Prompt:
Below is a block of records: output all of them exactly and leave out the pictures.

## START Material supplied

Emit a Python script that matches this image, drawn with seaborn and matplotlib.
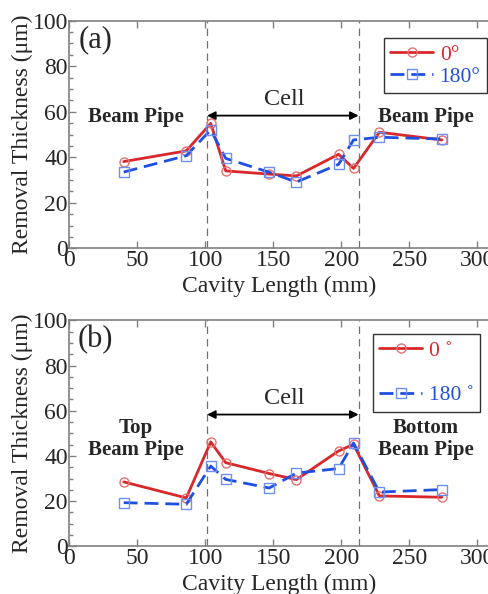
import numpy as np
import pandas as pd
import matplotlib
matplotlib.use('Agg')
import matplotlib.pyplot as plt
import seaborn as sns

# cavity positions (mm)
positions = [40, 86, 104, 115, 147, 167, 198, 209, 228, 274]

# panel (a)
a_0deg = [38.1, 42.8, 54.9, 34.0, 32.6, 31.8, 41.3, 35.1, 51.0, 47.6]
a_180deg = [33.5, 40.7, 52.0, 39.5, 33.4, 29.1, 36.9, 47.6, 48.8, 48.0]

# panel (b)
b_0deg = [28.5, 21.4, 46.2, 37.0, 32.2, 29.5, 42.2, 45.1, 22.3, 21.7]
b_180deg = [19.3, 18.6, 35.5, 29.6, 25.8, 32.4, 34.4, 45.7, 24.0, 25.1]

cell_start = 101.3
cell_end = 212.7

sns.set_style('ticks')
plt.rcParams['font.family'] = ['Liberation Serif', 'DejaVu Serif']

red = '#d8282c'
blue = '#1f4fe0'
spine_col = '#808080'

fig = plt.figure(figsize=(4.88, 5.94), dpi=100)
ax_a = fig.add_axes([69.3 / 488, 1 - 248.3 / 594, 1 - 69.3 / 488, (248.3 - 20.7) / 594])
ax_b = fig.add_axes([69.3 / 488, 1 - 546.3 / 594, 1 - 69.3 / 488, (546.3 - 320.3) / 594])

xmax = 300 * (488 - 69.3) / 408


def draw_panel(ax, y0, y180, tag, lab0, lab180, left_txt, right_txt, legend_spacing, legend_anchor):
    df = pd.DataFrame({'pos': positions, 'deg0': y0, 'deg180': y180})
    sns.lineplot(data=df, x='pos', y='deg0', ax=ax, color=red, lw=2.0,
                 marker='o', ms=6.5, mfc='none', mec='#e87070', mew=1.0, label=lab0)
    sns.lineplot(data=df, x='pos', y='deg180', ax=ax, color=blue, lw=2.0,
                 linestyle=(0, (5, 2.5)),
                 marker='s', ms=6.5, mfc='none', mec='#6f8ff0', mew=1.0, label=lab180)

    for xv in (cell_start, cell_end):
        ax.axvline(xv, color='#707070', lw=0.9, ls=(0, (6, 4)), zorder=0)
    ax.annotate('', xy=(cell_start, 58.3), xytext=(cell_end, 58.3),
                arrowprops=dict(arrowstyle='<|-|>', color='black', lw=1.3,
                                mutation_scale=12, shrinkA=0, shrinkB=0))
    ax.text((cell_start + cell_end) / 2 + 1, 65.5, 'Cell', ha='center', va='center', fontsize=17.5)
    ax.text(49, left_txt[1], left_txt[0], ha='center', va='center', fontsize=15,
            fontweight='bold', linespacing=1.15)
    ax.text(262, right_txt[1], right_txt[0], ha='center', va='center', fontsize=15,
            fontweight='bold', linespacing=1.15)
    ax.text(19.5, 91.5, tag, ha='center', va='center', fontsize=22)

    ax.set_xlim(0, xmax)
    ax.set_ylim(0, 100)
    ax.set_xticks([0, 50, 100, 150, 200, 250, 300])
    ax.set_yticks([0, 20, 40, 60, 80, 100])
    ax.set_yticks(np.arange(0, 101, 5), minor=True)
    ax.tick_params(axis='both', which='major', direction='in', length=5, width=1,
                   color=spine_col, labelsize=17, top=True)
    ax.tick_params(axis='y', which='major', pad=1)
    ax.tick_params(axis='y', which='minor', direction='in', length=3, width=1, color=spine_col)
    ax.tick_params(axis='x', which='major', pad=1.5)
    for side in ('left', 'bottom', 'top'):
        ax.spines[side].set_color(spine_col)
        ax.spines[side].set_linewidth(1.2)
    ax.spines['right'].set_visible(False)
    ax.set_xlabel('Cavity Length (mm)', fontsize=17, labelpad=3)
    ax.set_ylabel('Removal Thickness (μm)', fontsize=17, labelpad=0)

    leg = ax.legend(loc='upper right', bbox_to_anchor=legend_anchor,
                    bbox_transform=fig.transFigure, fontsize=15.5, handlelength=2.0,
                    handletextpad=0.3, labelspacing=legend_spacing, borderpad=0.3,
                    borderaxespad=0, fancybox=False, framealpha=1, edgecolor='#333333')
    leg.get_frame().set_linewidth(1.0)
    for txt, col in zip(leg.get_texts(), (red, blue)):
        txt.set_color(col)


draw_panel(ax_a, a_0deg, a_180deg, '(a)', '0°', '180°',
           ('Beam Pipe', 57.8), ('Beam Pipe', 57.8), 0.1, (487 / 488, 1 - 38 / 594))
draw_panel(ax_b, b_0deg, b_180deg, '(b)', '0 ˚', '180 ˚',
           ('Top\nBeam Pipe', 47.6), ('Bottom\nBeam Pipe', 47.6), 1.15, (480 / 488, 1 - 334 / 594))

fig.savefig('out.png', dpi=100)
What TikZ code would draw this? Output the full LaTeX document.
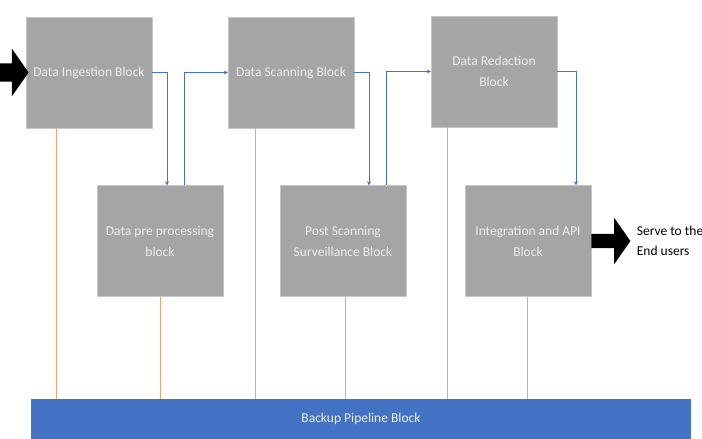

## END Material supplied

Response to this exercise:
Emit a Python script that matches this image, drawn with seaborn and matplotlib.
import numpy as np
import pandas as pd
import matplotlib
matplotlib.use('Agg')
import matplotlib.pyplot as plt
import seaborn as sns

# cavity positions (mm)
positions = [40, 86, 104, 115, 147, 167, 198, 209, 228, 274]

# panel (a)
a_0deg = [38.1, 42.8, 54.9, 34.0, 32.6, 31.8, 41.3, 35.1, 51.0, 47.6]
a_180deg = [33.5, 40.7, 52.0, 39.5, 33.4, 29.1, 36.9, 47.6, 48.8, 48.0]

# panel (b)
b_0deg = [28.5, 21.4, 46.2, 37.0, 32.2, 29.5, 42.2, 45.1, 22.3, 21.7]
b_180deg = [19.3, 18.6, 35.5, 29.6, 25.8, 32.4, 34.4, 45.7, 24.0, 25.1]

cell_start = 101.3
cell_end = 212.7

sns.set_style('ticks')
plt.rcParams['font.family'] = ['Liberation Serif', 'DejaVu Serif']

red = '#d8282c'
blue = '#1f4fe0'
spine_col = '#808080'

fig = plt.figure(figsize=(4.88, 5.94), dpi=100)
ax_a = fig.add_axes([69.3 / 488, 1 - 248.3 / 594, 1 - 69.3 / 488, (248.3 - 20.7) / 594])
ax_b = fig.add_axes([69.3 / 488, 1 - 546.3 / 594, 1 - 69.3 / 488, (546.3 - 320.3) / 594])

xmax = 300 * (488 - 69.3) / 408


def draw_panel(ax, y0, y180, tag, lab0, lab180, left_txt, right_txt, legend_spacing, legend_anchor):
    df = pd.DataFrame({'pos': positions, 'deg0': y0, 'deg180': y180})
    sns.lineplot(data=df, x='pos', y='deg0', ax=ax, color=red, lw=2.0,
                 marker='o', ms=6.5, mfc='none', mec='#e87070', mew=1.0, label=lab0)
    sns.lineplot(data=df, x='pos', y='deg180', ax=ax, color=blue, lw=2.0,
                 linestyle=(0, (5, 2.5)),
                 marker='s', ms=6.5, mfc='none', mec='#6f8ff0', mew=1.0, label=lab180)

    for xv in (cell_start, cell_end):
        ax.axvline(xv, color='#707070', lw=0.9, ls=(0, (6, 4)), zorder=0)
    ax.annotate('', xy=(cell_start, 58.3), xytext=(cell_end, 58.3),
                arrowprops=dict(arrowstyle='<|-|>', color='black', lw=1.3,
                                mutation_scale=12, shrinkA=0, shrinkB=0))
    ax.text((cell_start + cell_end) / 2 + 1, 65.5, 'Cell', ha='center', va='center', fontsize=17.5)
    ax.text(49, left_txt[1], left_txt[0], ha='center', va='center', fontsize=15,
            fontweight='bold', linespacing=1.15)
    ax.text(262, right_txt[1], right_txt[0], ha='center', va='center', fontsize=15,
            fontweight='bold', linespacing=1.15)
    ax.text(19.5, 91.5, tag, ha='center', va='center', fontsize=22)

    ax.set_xlim(0, xmax)
    ax.set_ylim(0, 100)
    ax.set_xticks([0, 50, 100, 150, 200, 250, 300])
    ax.set_yticks([0, 20, 40, 60, 80, 100])
    ax.set_yticks(np.arange(0, 101, 5), minor=True)
    ax.tick_params(axis='both', which='major', direction='in', length=5, width=1,
                   color=spine_col, labelsize=17, top=True)
    ax.tick_params(axis='y', which='major', pad=1)
    ax.tick_params(axis='y', which='minor', direction='in', length=3, width=1, color=spine_col)
    ax.tick_params(axis='x', which='major', pad=1.5)
    for side in ('left', 'bottom', 'top'):
        ax.spines[side].set_color(spine_col)
        ax.spines[side].set_linewidth(1.2)
    ax.spines['right'].set_visible(False)
    ax.set_xlabel('Cavity Length (mm)', fontsize=17, labelpad=3)
    ax.set_ylabel('Removal Thickness (μm)', fontsize=17, labelpad=0)

    leg = ax.legend(loc='upper right', bbox_to_anchor=legend_anchor,
                    bbox_transform=fig.transFigure, fontsize=15.5, handlelength=2.0,
                    handletextpad=0.3, labelspacing=legend_spacing, borderpad=0.3,
                    borderaxespad=0, fancybox=False, framealpha=1, edgecolor='#333333')
    leg.get_frame().set_linewidth(1.0)
    for txt, col in zip(leg.get_texts(), (red, blue)):
        txt.set_color(col)


draw_panel(ax_a, a_0deg, a_180deg, '(a)', '0°', '180°',
           ('Beam Pipe', 57.8), ('Beam Pipe', 57.8), 0.1, (487 / 488, 1 - 38 / 594))
draw_panel(ax_b, b_0deg, b_180deg, '(b)', '0 ˚', '180 ˚',
           ('Top\nBeam Pipe', 47.6), ('Bottom\nBeam Pipe', 47.6), 1.15, (480 / 488, 1 - 334 / 594))

fig.savefig('out.png', dpi=100)
What TikZ code would draw this? Output the full LaTeX document.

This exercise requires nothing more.